Christ died for you, and in Christ, you have died to sin. Christ was raised up for you, and in Christ, you have been raised up to heaven itself, where your citizenship now is, and where your destiny will be.
The righteousness of our Savior has been credited to us who believe in the One “who raised up Jesus our Lord from the dead, who was delivered up because of our offenses, and was raised because of our justification” – as Paul reminds us in his Epistle to the Romans.
Jesus came among us – and in his Word and sacraments he comes among us still – preaching repentance, and also announcing forgiveness to those who are penitent; preaching the need for a humility before God that is like ashes, and also proclaiming and applying to us an exaltation and a washing away of all that is dirty and unclear in us, filling us with heavenly joy and supernal peace.

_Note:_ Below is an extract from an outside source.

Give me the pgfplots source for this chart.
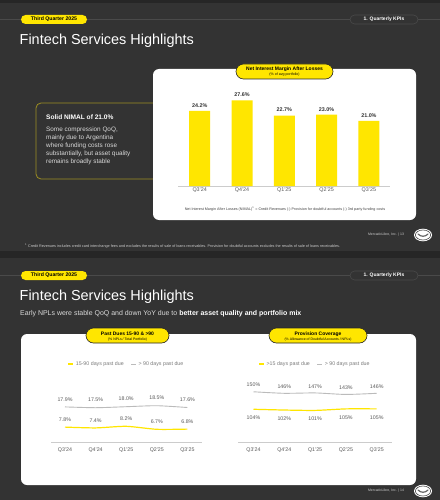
\documentclass[border=0pt]{standalone}
\usepackage{pgfplots}
\pgfplotsset{compat=1.18}
\usepackage{fontspec}
\setmainfont{Liberation Sans}
\definecolor{bg}{HTML}{333333}
\definecolor{bgdark}{HTML}{262626}
\definecolor{ylw}{HTML}{FFE600}
\definecolor{hline}{HTML}{4A4A4A}
\definecolor{olive}{HTML}{9C8E22}
\definecolor{txtgray}{HTML}{5A5A5A}
\definecolor{serGray}{HTML}{BBBBBB}
\definecolor{axgray}{HTML}{CCCCCC}
\newcommand\fs[2]{\fontsize{#1}{#2}\selectfont}
\pgfplotsset{/pgf/number format/assume math mode=true}
\begin{document}
\begin{tikzpicture}[x=1bp,y=1bp]
\useasboundingbox (0,0) rectangle (440,-500);
\fill[bg] (0,0) rectangle (440,-500);
\fill[bgdark] (0,0) rectangle (440,-3);
\fill[bgdark] (0,-251) rectangle (440,-258);
% ---------------- Slide 1 ----------------
\draw[hline, line width=0.6bp] (0,-19.5) -- (440,-19.5);
\node[fill=ylw, rounded corners=4.5bp, minimum width=66bp, minimum height=9bp, inner sep=0pt, text=black] at (54,-19.5) {\fs{5.2}{6}\bfseries Third Quarter 2025};
\node[fill=bg, draw=hline, line width=0.6bp, rounded corners=4.5bp, minimum width=68bp, minimum height=9bp, inner sep=0pt, text=white] at (384,-19.5) {\fs{5}{6}\bfseries 1. Quarterly KPIs};
\node[anchor=base west, inner sep=0pt, text=white] at (19.5,-44.5) {\fs{14.5}{16}Fintech Services Highlights};
% left text box
\draw[olive, line width=0.8bp, rounded corners=5bp] (36,-103) rectangle (175,-179);
\node[anchor=base west, inner sep=0pt, text=white] at (46,-120) {\fs{6.6}{8}\bfseries Solid NIMAL of 21.0\%};
\node[anchor=base west, inner sep=0pt, text=white!85!black] at (46,-131.3) {\fs{6.4}{8}Some compression QoQ,};
\node[anchor=base west, inner sep=0pt, text=white!85!black] at (46,-139.3) {\fs{6.4}{8}mainly due to Argentina};
\node[anchor=base west, inner sep=0pt, text=white!85!black] at (46,-147.3) {\fs{6.4}{8}where funding costs rose};
\node[anchor=base west, inner sep=0pt, text=white!85!black] at (46,-155.3) {\fs{6.4}{8}substantially, but asset quality};
\node[anchor=base west, inner sep=0pt, text=white!85!black] at (46,-163.3) {\fs{6.4}{8}remains broadly stable};
% white panel
\fill[white, rounded corners=6bp] (153,-69) rectangle (416,-220);
\draw[fill=ylw, draw=black!85, line width=0.6bp, rounded corners=7.5bp] (236,-64) rectangle (333,-79);
\node[anchor=base, inner sep=0pt, text=black] at (284.5,-70.5) {\fs{5}{6}\bfseries Net Interest Margin After Losses};
\node[anchor=base, inner sep=0pt, text=black] at (284.5,-76) {\fs{3.6}{4}(\% of avg portfolio)};
\begin{axis}[
  at={(178bp,-186bp)}, anchor=south west,
  scale only axis, width=212bp, height=90bp,
  xmin=-0.513, xmax=4.499, ymin=0, ymax=29.03,
  enlargelimits=false, clip=false,
  axis x line*=bottom, axis y line=none,
  x axis line style={axgray, line width=1bp, -},
  xtick={0,1,2,3,4},
  xticklabels={Q3'24,Q4'24,Q1'25,Q2'25,Q3'25},
  major tick length=0pt,
  xticklabel style={font=\fs{5.4}{6}, text=txtgray, anchor=center, yshift=-4.5bp},
  ytick=\empty,
  ybar, bar width=21bp,
  nodes near coords={\pgfmathprintnumber[fixed,fixed zerofill,precision=1]{\pgfplotspointmeta}\%},
  every node near coord/.append style={font=\fs{5.4}{6}\bfseries, text=black!80, anchor=center, yshift=5.5bp},
]
\addplot[fill=ylw, draw=none] coordinates {(0,24.2) (1,27.6) (2,22.7) (3,23.0) (4,21.0)};
\end{axis}
\node[anchor=base, inner sep=0pt, text=black!75] at (285,-210.3) {\fs{3.7}{4}Net Interest Margin After Losses (NIMAL)\textsuperscript{1} = Credit Revenues (-) Provision for doubtful accounts (-) 3rd party funding costs};
% footer slide1
\node[inner sep=0pt, text=white!80!black] at (386,-235) {\fs{3.5}{4}MercadoLibre, Inc. | 13};
\fill[white] (423,-235) ellipse [x radius=9bp, y radius=6.3bp];
\draw[black!70, line width=0.6bp] (423,-235) ellipse [x radius=7.6bp, y radius=5bp];
\draw[black!60, line width=1.2bp, line cap=round] (418,-234) .. controls (421,-237) and (425,-237) .. (428,-234);
\node[anchor=base west, inner sep=0pt, text=white!80!black] at (25,-247.3) {\fs{3.75}{4}\textsuperscript{1} Credit Revenues includes credit card interchange fees and excludes the results of sale of loans receivables. Provision for doubtful accounts excludes the results of sale of loans receivables.};
% ---------------- Slide 2 ----------------
\draw[hline, line width=0.6bp] (0,-275.7) -- (440,-275.7);
\node[fill=ylw, rounded corners=4.5bp, minimum width=66bp, minimum height=9bp, inner sep=0pt, text=black] at (54,-275.5) {\fs{5.2}{6}\bfseries Third Quarter 2025};
\node[fill=bg, draw=hline, line width=0.6bp, rounded corners=4.5bp, minimum width=68bp, minimum height=9bp, inner sep=0pt, text=white] at (384,-275.5) {\fs{5}{6}\bfseries 1. Quarterly KPIs};
\node[anchor=base west, inner sep=0pt, text=white] at (19.5,-300) {\fs{14.5}{16}Fintech Services Highlights};
\node[anchor=base west, inner sep=0pt, text=white!85!black] at (20,-315) {\fs{7}{8}Early NPLs were stable QoQ and down YoY due to \textcolor{white}{\bfseries better asset quality and portfolio mix}};
\fill[white, rounded corners=6bp] (21,-334) rectangle (416,-485);
\draw[fill=ylw, draw=black!85, line width=0.6bp, rounded corners=7.5bp] (86,-328) rectangle (169,-343);
\node[anchor=base, inner sep=0pt, text=black] at (127.5,-335) {\fs{5}{6}\bfseries Past Dues 15-90 \& >90};
\node[anchor=base, inner sep=0pt, text=black] at (127.5,-340.3) {\fs{3.5}{4}(\% NPLs / Total Portfolio)};
\draw[fill=ylw, draw=black!85, line width=0.6bp, rounded corners=7.5bp] (269,-328) rectangle (367,-343);
\node[anchor=base, inner sep=0pt, text=black] at (318,-335) {\fs{5}{6}\bfseries Provision Coverage};
\node[anchor=base, inner sep=0pt, text=black] at (318,-340.3) {\fs{3.5}{4}(\% Allowance of Doubtful Accounts / NPLs)};
\pgfplotsset{
  lineaxis/.style={
    scale only axis, enlargelimits=false, clip=false,
    axis x line*=bottom, axis y line=none,
    x axis line style={axgray, line width=1bp, -},
    xtick={0,1,2,3,4},
    xticklabels={Q3'24,Q4'24,Q1'25,Q2'25,Q3'25},
    major tick length=0pt,
    xticklabel style={font=\fs{5.3}{6}, text=txtgray, anchor=center, yshift=-7.3bp},
    ytick=\empty,
    legend columns=2,
    legend style={draw=none, fill=none, font=\fs{5.3}{6}, text=txtgray!80, anchor=center,
      /tikz/every even column/.append style={column sep=5bp}},
    legend image code/.code={\draw[##1] (0bp,0bp) -- (5bp,0bp);},
    nodes near coords={\pgfmathprintnumber[fixed,fixed zerofill,precision=1]{\pgfplotspointmeta}\%},
    every node near coord/.append style={font=\fs{5.3}{6}, text=txtgray, anchor=center},
  }
}
\begin{axis}[lineaxis,
  at={(51bp,-442.7bp)}, anchor=south west,
  width=151bp, height=50bp,
  xmin=-0.4575, xmax=4.477, ymin=0, ymax=25,
  legend style={at={(0.5,1.574)}},
]
\addplot[ylw, line width=1.2bp, smooth, tension=0.4,
  every node near coord/.append style={yshift=7.4bp}] coordinates {(0,7.8) (1,7.4) (2,8.2) (3,6.7) (4,6.8)};
\addlegendentry{15-90 days past due}
\addplot[serGray, line width=0.9bp, smooth, tension=0.4,
  every node near coord/.append style={yshift=7.7bp}] coordinates {(0,17.9) (1,17.5) (2,18.0) (3,18.5) (4,17.6)};
\addlegendentry{> 90 days past due}
\end{axis}
\begin{axis}[lineaxis,
  at={(238bp,-442.7bp)}, anchor=south west,
  width=154bp, height=54.72bp,
  xmin=-0.503, xmax=4.497, ymin=16, ymax=160,
  legend style={at={(0.5,1.4386)}},
  nodes near coords={\pgfmathprintnumber[fixed,precision=0]{\pgfplotspointmeta}\%},
]
\addplot[ylw, line width=1.2bp, smooth, tension=0.4,
  every node near coord/.append style={yshift=-8.7bp}] coordinates {(0,104) (1,102) (2,101) (3,105) (4,105)};
\addlegendentry{>15 days past due}
\addplot[serGray, line width=0.9bp, smooth, tension=0.4,
  every node near coord/.append style={yshift=6.7bp}] coordinates {(0,150) (1,146) (2,147) (3,143) (4,146)};
\addlegendentry{> 90 days past due}
\end{axis}
% footer slide2
\node[inner sep=0pt, text=white!80!black] at (386,-491) {\fs{3.5}{4}MercadoLibre, Inc. | 14};
\fill[white] (423,-491) ellipse [x radius=9bp, y radius=6.3bp];
\draw[black!70, line width=0.6bp] (423,-491) ellipse [x radius=7.6bp, y radius=5bp];
\draw[black!60, line width=1.2bp, line cap=round] (418,-490) .. controls (421,-493) and (425,-493) .. (428,-490);
\end{tikzpicture}
\end{document}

Through the Prophet Isaiah, God’s Son himself prophetically speaks to us:
“The Spirit of the Lord God is upon Me, because the Lord has anointed Me to preach good tidings to the poor; He has sent Me to heal the brokenhearted, to proclaim liberty to the captives, and the opening of the prison to those who are bound; to proclaim the acceptable year of the Lord, and the day of vengeance of our God; to comfort all who mourn, to console those who mourn in Zion, to give them beauty for ashes, the oil of joy for mourning, the garment of praise for the spirit of heaviness; that they may be called trees of righteousness, the planting of the Lord, that He may be glorified.”
If you do not first know and experience the ashes of a heavy heart before the Lord, and the ashes of sadness and mourning over your sins, then you will never know and experience the true joy of being able to praise Christ for the cleanness and beauty of his wondrous mercy: as he clothes you in his righteousness, and makes you to be righteous and acceptable to his Father – who by adoption is now also your Father.
But when in repentance, and with the help of the Holy Spirit, you are emptied of all pride, then Jesus fills you with his healing grace. When in repentance you acknowledge your poverty in spirit, then the message of life and liberation that is good news to the poor, becomes good news to you. You are set free from the power of sin and death.
Your hope is now in God, and not in yourself. Your aspirations are now shaped by his loving will and direction, and not by your own selfish pride. Jesus does this for you. Jesus does this in you.
We close with these words from the song-writer Steven Green:
Out of ashes prayers are lifted from the weary mourners’ call,
Broken hearts are being mended, Jesus’ stripes can heal them all.
Out of ashes into freedom, out of dying into life,
See the joy that’s set before us in the blinding cross of Christ.
Out of ashes He is risen, seated with the heavenly hosts.
Clouds of witnesses are praising Father, Son and Holy Ghost. Amen.